The Cairo Luna Park was a trolley park located in Heliopolis, Egypt. Open from 1911 until early 1915, it was the first Western-style amusement park in Africa and the Middle East. On 19 January 1915, the park's buildings and grounds were converted into an auxiliary hospital during World War I; the hospital closed on 10 July 1916.

== Amusement park ==
Heliopolis, planned as an "oasis" on the edge of Cairo, was developed in the early 20th century. Following a 1907 stock market crash, developers partnered with the Egyptian government to construct housing for government workers and added entertainment venues to attract residents. These included a hippodrome, polo and cricket fields, an aerodrome, a golf course, restaurants, and a new tram line from Cairo. Around 1910, the Luna Park amusement park was constructed—Africa and the Middle East's first of its kind. It opened to the public on 16 June 1911, featuring mechanical rides (including a switchback roller coaster), a midway, a roller skating rink, and restaurants.

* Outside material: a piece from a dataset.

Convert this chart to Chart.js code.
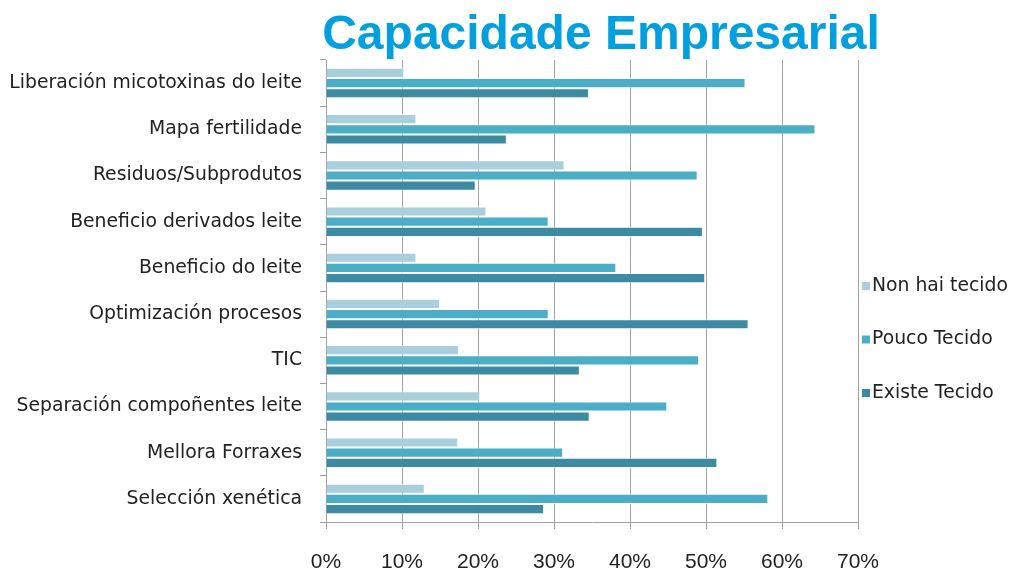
<!DOCTYPE html>
<html>
<head>
<meta charset="utf-8">
<script src="https://cdn.jsdelivr.net/npm/chart.js@4/dist/chart.umd.min.js"></script>
<style>
  body { margin: 0; background: #fff; }
  #wrap { width: 1010px; height: 575px; }
</style>
</head>
<body>
<div id="wrap"><canvas id="grafico" width="1010" height="575"></canvas></div>
<script>
const titulo = "Capacidade Empresarial";
const categorias = [
  "Liberación micotoxinas do leite",
  "Mapa fertilidade",
  "Residuos/Subprodutos",
  "Beneficio derivados leite",
  "Beneficio do leite",
  "Optimización procesos",
  "TIC",
  "Separación compoñentes leite",
  "Mellora Forraxes",
  "Selección xenética"
];
const nonHaiTecido = [10.3, 11.9, 31.4, 21.1, 11.9, 15.0, 17.5, 20.3, 17.4, 13.0];
const poucoTecido = [55.2, 64.4, 48.9, 29.3, 38.2, 29.3, 49.1, 44.9, 31.2, 58.2];
const existeTecido = [34.6, 23.8, 19.7, 49.6, 49.9, 55.6, 33.4, 34.7, 51.5, 28.7];
const ticksX = [0, 10, 20, 30, 40, 50, 60, 70];

const fonteTexto = "'DejaVu Sans', Verdana, sans-serif";

// titulo e lenda debuxados a man (o titulo do Chart.js apértase ao ancho do grafico)
const extras = {
  id: "extras",
  afterDraw(chart) {
    const ctx = chart.ctx;
    ctx.save();
    ctx.font = "bold 48px 'Liberation Sans', Arial, sans-serif";
    ctx.fillStyle = "#00a0e0";
    ctx.textAlign = "center";
    ctx.textBaseline = "alphabetic";
    ctx.fillText(titulo, 601, 49);

    ctx.font = "18.8px " + fonteTexto;
    ctx.textAlign = "left";
    ctx.textBaseline = "middle";
    chart.data.datasets.forEach((ds, i) => {
      const y = 286 + i * 53.5;
      ctx.fillStyle = ds.backgroundColor;
      ctx.fillRect(862, y - 4, 8, 8);
      ctx.fillStyle = "#222";
      ctx.fillText(ds.label, 872, y);
    });
    ctx.restore();
  }
};

new Chart(document.querySelector("#grafico").getContext("2d"), {
  type: "bar",
  data: {
    labels: categorias,
    datasets: [
      { label: "Non hai tecido", data: nonHaiTecido, backgroundColor: "#a9cfdd" },
      { label: "Pouco Tecido", data: poucoTecido, backgroundColor: "#4badc6" },
      { label: "Existe Tecido", data: existeTecido, backgroundColor: "#3c8ba3" }
    ]
  },
  options: {
    indexAxis: "y",
    responsive: false,
    animation: false,
    datasets: {
      bar: {
        categoryPercentage: 0.66,
        barPercentage: 1,
        borderWidth: 1,
        borderColor: "rgba(255,255,255,0.7)"
      }
    },
    layout: {
      padding: { left: 0, right: 152, top: 60, bottom: 0 }
    },
    scales: {
      x: {
        min: 0,
        max: 70,
        afterBuildTicks: (scale) => { scale.ticks = ticksX.map((v) => ({ value: v })); },
        afterFit: (scale) => { scale.height = 53; },
        grid: { color: "#a0a0a0", tickLength: 7 },
        border: { color: "#a0a0a0" },
        ticks: {
          padding: 21,
          maxRotation: 0,
          color: "#222",
          font: { family: "'Liberation Sans', Arial, sans-serif", size: 21 },
          callback: (v) => v + "%"
        }
      },
      y: {
        afterFit: (scale) => { scale.width = 326; },
        grid: { offset: true, drawOnChartArea: false, color: "#a0a0a0", tickLength: 6 },
        border: { color: "#a0a0a0" },
        ticks: {
          padding: 18,
          color: "#222",
          font: { family: fonteTexto, size: 18.8 }
        }
      }
    },
    plugins: {
      legend: { display: false },
      tooltip: { enabled: false },
      title: { display: false }
    }
  },
  plugins: [extras]
});
</script>
</body>
</html>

== World War I auxiliary hospital ==
With the outbreak of World War I in late 1914, the Australian and New Zealand Army Corps (ANZAC) under General William Birdwood established No. 1 Australian General Hospital at the nearby Heliopolis Palace Hotel. Due to increasing demand, the ANZACs expanded the hospital to Luna Park, beginning with the ice skating rink. By 28 April 1915, over 500 beds were placed in the rink, and more makeshift wards were set up in the haunted house, scenic railroad, and pavilions. The box office was converted into an operating theatre. By mid-May 1915, Luna Park accommodated over 1,200 patients—many on beds made from bamboo and palm wood. More auxiliary branches were soon added. In August 1915, the patient count reached 1,400. The auxiliary hospital closed on 10 July 1916 when the main hospital moved to France.

Note: This facility should not be confused with the official No. 1 Australian Auxiliary Hospital, which opened at Harefield, England, in March 1915.

== Aftermath ==

Roxy Square now occupies the former site of Luna Park. While some buildings around the park remain, no trace of the original attraction survives. It is believed that Luna Park was demolished between 1929 and 1933.